Als letzter Teil seiner autobiographischen Trilogie, zu der auch „Beim Häuten der Zwiebel“ (2006) und „Die Box“ (2008) zu zählen sind.

Bei allem Hadern mit Deutschland, bei aller Kritik an der Berliner Republik: „Grimms Wörter“ ist zuallerst erst „eine Liebeserklärung“: an ein legendäres Brüderpaar, das lebenslang Zeugnisse deutscher Sprache gesammelt und untersucht hat, Märchen und Sagen, Volkslieder und Mythen - als einigendes Band der deutschen Kulturnation gerade in Zeiten politischer Zersplitterung.
„Grimms Wörter“ ist aber immer auch eine Liebeserklärung an die deutsche Sprache - von einem der größten Meister deutscher Sprache in unserer Zeit.
Eine Liebeserklärung von einem deutschen Autor von Weltrang, der sich, auch mehr als ein Jahrzehnt nach dem Nobelpreis, so gar nicht entrückt und konserviert sehen möchte in Schullesebüchern und Gesamtausgaben, der sperrig bleibt, engagiert und streitbar.
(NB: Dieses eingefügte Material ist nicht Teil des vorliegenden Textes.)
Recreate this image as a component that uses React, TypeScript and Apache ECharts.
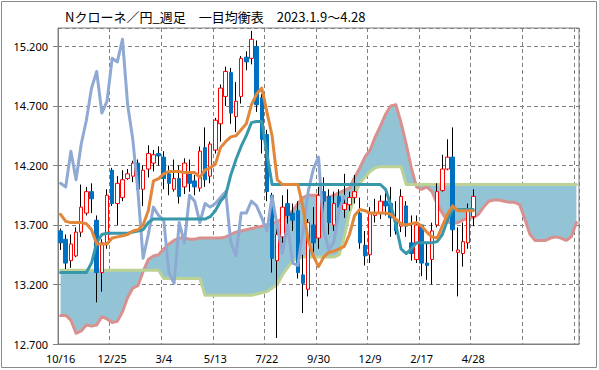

„Die Wunden offen halten“, nennt er das gerne.
Meine sehr geehrten Damen und Herren,
mit Grimms Märchen habe ich begonnen, mit einem märchenhaften Happy-end möchte ich enden.
Mit einem märchenhaften Happy-end im Herbst des Jahres 2011 in der Eifel.
Es ist ein höchst reales Märchen vom langen, wie verhext ergebnislos scheinenden Warten. Es ist ein Märchen vom langen Irren im echolosen Wald von Anfragen über 14 Jahre hin. Ein Märchen, das grausam lange sein Happy-end verweigert hat, in dem verwunschene Wesen Zusagemails und erlösende Anrufe zu verhindern schienen. Mit Günter Grass als Mittelpunktfigur, mit Literaturkritikern und befreundeten Autoren als helfenden Nebenfiguren.
„Als das Wünschen noch geholfen hat“, habe ich mir oft gedacht mit dem Märchen „Der Froschkönig“ der Brüder Grimm. Und auch, dass Märchen zuweilen doch unerfüllbare Wünsche spiegeln.
Umso mehr freue ich mich, freuen wir uns, dass wir in diesem kleinen Prüm, fast schon umgeben von Grimmschen Märchenwäldern, nun doch ein Happy-end erleben - ausgerechnet mit den Märchenbrüdern Grimm und einem nobelpreisgekrönten Dichter von Weltrang.

Herzlich willkommen beim Eifel-Literatur-Festival und dem ersten Special seiner Geschichte:
herzlich willkommen in Prüm - Günter Grass.